Per McLachlin C.J. and Fish J.:
The reasons of the majority are agreed with substantially. However, a hyperlink should constitute publication if, read contextually, the text that includes the hyperlink constitutes adoption or endorsement of the specific content it links to. A mere general reference to a website is not enough to find publication.
Per Deschamps J.:
In order to satisfy the requirements of the first component of publication, the plaintiff must establish, on a balance or probabilities, that the hyperlinker performed a deliberate act that made defamatory information readily available to a third party in a comprehensible form.

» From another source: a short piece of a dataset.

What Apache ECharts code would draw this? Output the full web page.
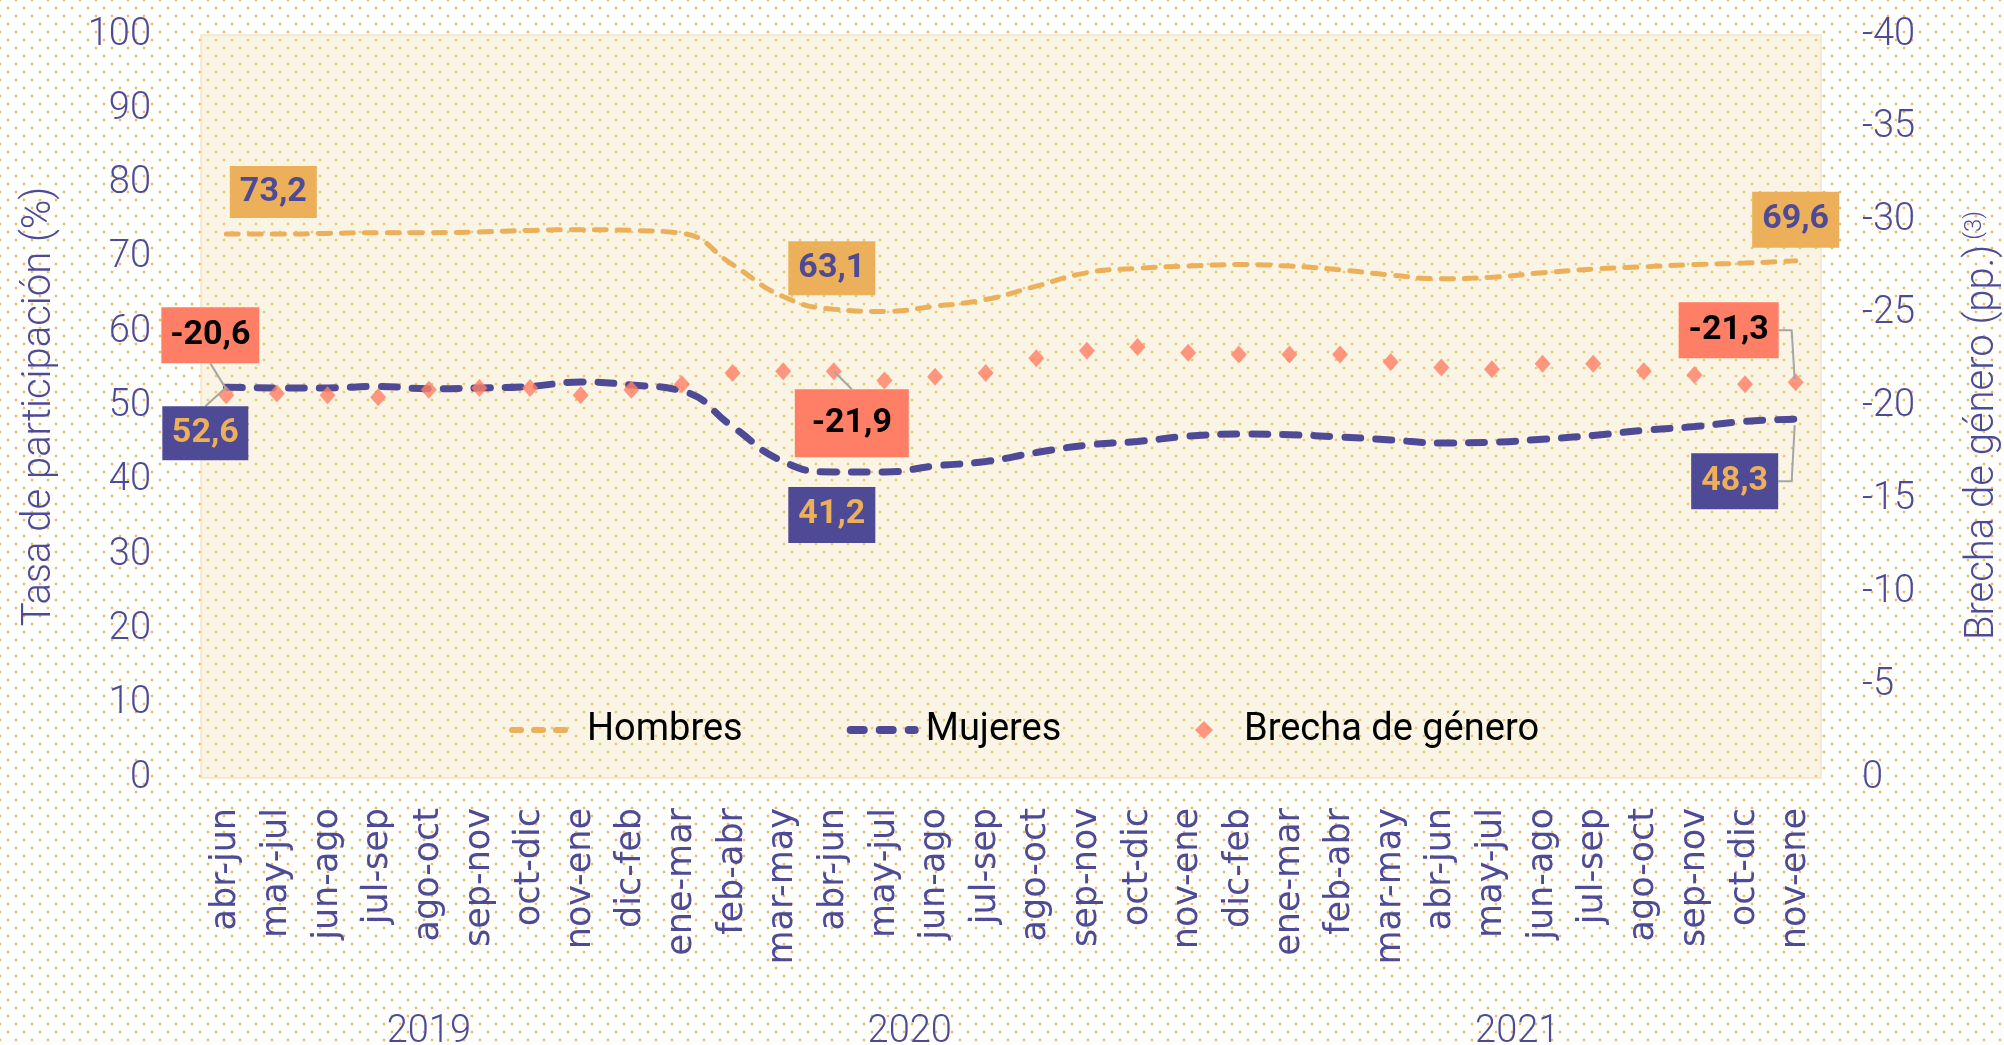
<!DOCTYPE html>
<html lang="es">
<head>
<meta charset="UTF-8">
<title>Tasa de participación por sexo</title>
<script src="https://cdn.jsdelivr.net/npm/echarts@6/dist/echarts.min.js"></script>
<style>
  html, body { margin: 0; padding: 0; }
  body {
    width: 2004px;
    height: 1045px;
    background-color: #fff;
    background-image:
      radial-gradient(circle, #e5c063 1.2px, transparent 1.7px),
      radial-gradient(circle, #e5c063 1.2px, transparent 1.7px);
    background-size: 16px 16px;
    background-position: 0 0, 8px 8px;
  }
  #chart { width: 2004px; height: 1045px; }
</style>
</head>
<body>
<div id="chart"></div>
<script>
// trimestres móviles
const periodos = ['abr-jun', 'may-jul', 'jun-ago', 'jul-sep', 'ago-oct', 'sep-nov', 'oct-dic', 'nov-ene',
  'dic-feb', 'ene-mar', 'feb-abr', 'mar-may', 'abr-jun', 'may-jul', 'jun-ago', 'jul-sep', 'ago-oct', 'sep-nov', 'oct-dic', 'nov-ene',
  'dic-feb', 'ene-mar', 'feb-abr', 'mar-may', 'abr-jun', 'may-jul', 'jun-ago', 'jul-sep', 'ago-oct', 'sep-nov', 'oct-dic', 'nov-ene'];
const anios = ['2019', '2020', '2021'];

const hombres = [73.2, 73.2, 73.3, 73.4, 73.4, 73.5, 73.7, 73.8, 73.7, 73.3, 69.1, 64.8, 63.1, 62.8, 63.5, 64.4,
  66.2, 68.0, 68.6, 68.9, 69.1, 68.9, 68.4, 67.7, 67.2, 67.4, 68.0, 68.5, 68.8, 69.1, 69.3, 69.6];
const mujeres = [52.6, 52.5, 52.5, 52.7, 52.4, 52.5, 52.7, 53.3, 52.9, 52.1, 47.3, 42.6, 41.2, 41.2, 42.0, 42.6,
  43.8, 44.8, 45.3, 46.0, 46.3, 46.2, 45.9, 45.5, 45.1, 45.2, 45.6, 46.1, 46.8, 47.3, 48.0, 48.3];
const brecha = [-20.6, -20.7, -20.6, -20.5, -20.9, -21.0, -21.0, -20.6, -20.9, -21.2, -21.8, -21.9, -21.9, -21.4, -21.6, -21.8,
  -22.6, -23.0, -23.2, -22.9, -22.8, -22.8, -22.8, -22.4, -22.1, -22.0, -22.3, -22.3, -21.9, -21.7, -21.2, -21.3];

const NAR = '#ecb05a';
const MOR = '#4f4a96';
const SAL = '#ff7f66';
const FONT = 'Roboto, "Noto Sans", sans-serif';

// where the year names sit, in category steps
const anioPos = [4, 13.5, 25.5];

const chart = echarts.init(document.getElementById('chart'));

const textoLeyenda = { fontSize: 38, fontFamily: FONT, color: '#000', padding: [0, 0, 0, 6] };

chart.setOption({
  animation: false,
  grid: {
    left: 201, right: 183, top: 35, bottom: 267,
    outerBoundsMode: 'none',
    containLabel: false,
    show: true,
    backgroundColor: 'rgba(240,222,172,0.33)',
    borderColor: 'rgba(240,222,172,0.5)',
    borderWidth: 2
  },
  legend: [
    {
      left: 504, top: 706,
      itemWidth: 64, itemHeight: 18, itemGap: 104,
      textStyle: textoLeyenda,
      data: [
        { name: 'Hombres', itemStyle: { opacity: 0 },
          lineStyle: { color: NAR, width: 6, type: [9, 13], cap: 'round' } },
        { name: 'Mujeres', itemStyle: { opacity: 0 },
          lineStyle: { color: MOR, width: 8, type: [13, 16], cap: 'round' } }
      ]
    },
    {
      left: 1190, top: 706,
      itemWidth: 18, itemHeight: 18,
      textStyle: Object.assign({}, textoLeyenda, { padding: [0, 0, 0, 26] }),
      data: ['Brecha de género']
    }
  ],
  xAxis: {
    type: 'category',
    data: periodos,
    boundaryGap: true,
    axisLine: { show: false },
    axisTick: { show: false },
    axisLabel: {
      interval: 0, rotate: 90, margin: 30,
      fontFamily: '"DejaVu Sans", sans-serif', fontSize: 35, color: MOR
    }
  },
  yAxis: [
    {
      type: 'value', min: 0, max: 100, interval: 10,
      splitLine: { show: false },
      axisLine: { show: false }, axisTick: { show: false },
      axisLabel: { fontFamily: FONT, fontWeight: 300, fontSize: 38, color: MOR, margin: 50 },
      name: 'Tasa de participación (%)',
      nameLocation: 'middle', nameRotate: 90, nameGap: 141,
      nameTextStyle: { fontFamily: FONT, fontWeight: 300, fontSize: 40, color: MOR }
    },
    {
      type: 'value', position: 'right', min: -40, max: 0, interval: 5, inverse: true,
      splitLine: { show: false },
      axisLine: { show: false }, axisTick: { show: false },
      axisLabel: { fontFamily: FONT, fontWeight: 300, fontSize: 38, color: MOR, margin: 41 },
      name: '{t|Brecha de género (pp.)}{s|(3)}',
      nameLocation: 'middle', nameRotate: 90, nameGap: 142,
      nameTextStyle: {
        color: MOR,
        padding: [0, 38, 0, 0],
        rich: {
          t: { fontFamily: FONT, fontWeight: 300, fontSize: 40, color: MOR },
          s: { fontFamily: FONT, fontWeight: 300, fontSize: 24, color: MOR, verticalAlign: 'top', padding: [0, 0, 14, 5] }
        }
      }
    }
  ],
  series: [
    {
      name: 'Hombres', type: 'line', data: hombres, smooth: 0.5, symbol: 'none', z: 3,
      itemStyle: { color: NAR },
      lineStyle: { color: NAR, width: 5, type: [12, 11], cap: 'round' }
    },
    {
      name: 'Mujeres', type: 'line', data: mujeres, smooth: 0.5, symbol: 'none', z: 3,
      itemStyle: { color: MOR },
      lineStyle: { color: MOR, width: 7, type: [16, 15], cap: 'round' }
    },
    {
      name: 'Brecha de género', type: 'scatter', yAxisIndex: 1, data: brecha,
      symbol: 'diamond', symbolSize: [16, 18], z: 4,
      itemStyle: { color: SAL }
    }
  ]
});

// etiquetas de datos
const fmt = v => v.toFixed(1).replace('.', ',');
const serieDatos = [hombres, mujeres, brecha];
const estilos = [
  { bg: NAR, fg: MOR },
  { bg: MOR, fg: NAR },
  { bg: SAL, fg: '#000' }
];
// s = serie, i = índice, dx/dy = centro de la caja respecto del punto
const etiquetas = [
  { s: 0, i: 0, dx: 47, dy: -42, w: 87, h: 52 },
  { s: 1, i: 0, dx: -21, dy: 46, w: 86, h: 54, guia: 'recta' },
  { s: 2, i: 0, dx: -16, dy: -60, w: 98, h: 56, guia: 'recta' },
  { s: 0, i: 12, dx: -2, dy: -41, w: 87, h: 54 },
  { s: 2, i: 12, dx: 18, dy: 52, w: 114, h: 68, guia: 'recta' },
  { s: 1, i: 12, dx: -2, dy: 43, w: 87, h: 56 },
  { s: 0, i: 31, dx: 0, dy: -41, w: 87, h: 56 },
  { s: 2, i: 31, dx: -67, dy: -52, w: 100, h: 56, guia: 'codo' },
  { s: 1, i: 31, dx: -61, dy: 62, w: 87, h: 56, guia: 'codo' }
];

const graficos = [];
etiquetas.forEach(e => {
  const v = serieDatos[e.s][e.i];
  const p = chart.convertToPixel({ seriesIndex: e.s }, [e.i, v]);
  const cx = p[0] + e.dx, cy = p[1] + e.dy;
  const x0 = cx - e.w / 2, y0 = cy - e.h / 2;
  if (e.guia === 'recta') {
    const ey = e.dy < 0 ? y0 + e.h : y0;
    graficos.push({
      type: 'polyline', z: 10,
      shape: { points: [[cx, ey], [p[0], p[1] + (e.dy < 0 ? -6 : 0)]] },
      style: { stroke: '#a6a6a6', lineWidth: 2, fill: null }
    });
  } else if (e.guia === 'codo') {
    const ex = x0 + e.w;
    graficos.push({
      type: 'polyline', z: 10,
      shape: { points: [[ex, cy], [p[0] - 4, cy], [p[0] - 1, p[1] + (e.dy < 0 ? -3 : 6)]] },
      style: { stroke: '#a6a6a6', lineWidth: 2, fill: null }
    });
  }
  graficos.push({
    type: 'rect', z: 11,
    shape: { x: x0, y: y0, width: e.w, height: e.h },
    style: { fill: estilos[e.s].bg }
  });
  graficos.push({
    type: 'text', z: 12,
    x: cx, y: cy,
    style: {
      text: fmt(v), fill: estilos[e.s].fg,
      font: 'bold 34px ' + FONT,
      align: 'center', verticalAlign: 'middle'
    }
  });
});

// años bajo las categorías
anios.forEach((a, k) => {
  const pos = anioPos[k];
  const lo = chart.convertToPixel({ xAxisIndex: 0 }, Math.floor(pos));
  const hi = chart.convertToPixel({ xAxisIndex: 0 }, Math.ceil(pos));
  graficos.push({
    type: 'text', z: 12,
    x: (lo + hi) / 2, y: 1032,
    style: {
      text: a, fill: MOR,
      font: '300 38px ' + FONT,
      align: 'center', verticalAlign: 'middle'
    }
  });
});

chart.setOption({ graphic: graficos });
</script>
</body>
</html>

In other words, context matters. To translate this general policy into a copyright context, if the courts find that links being made are a deliberate act to make infringing material readily available, the entity linking wouldn't be immune.
Copyright bill C-11 will add a new type of secondary infringement relating to the provision of services.
27(2.3) It is an infringement of copyright for a person to provide, by means of the Internet or another digital network, a service that the person knows or should have known is designed primarily to enable acts of copyright infringement if an actual infringement of copyright occurs by means of the Internet or another digital network as a result of the use of that service.
I will for the moment allow the legal community to spend years debating the meaning of "designed primarily to enable" (and the odd focus on "digital" yet again).
We will eventually get multiple worded interpretations from the supreme court, but it will come down to something similar to what was decided in the defamation case. Linking to material without endorsing defamatory or inducing infringing activities will not make one liable, but if you are trying to use linking to get around the spirit of the law then you won't be immune.
In the United States they had a case MGM Studios, Inc. v. Grokster, Ltd where their Supreme Court held the following:
"We hold that one who distributes a device with the object of promoting its use to infringe copyright, as shown by clear expression or other affirmative steps taken to foster infringement, is liable for the resulting acts of infringement by third parties."
While I believe the new "inducement" standard set out by the United States Supreme Court is more clear than what we see in Bill C-11, the general theme is very similar.
I for one won't be very sad when ISOHunt, yet another pillar of the false claim that Canada is a "piracy haven", closes.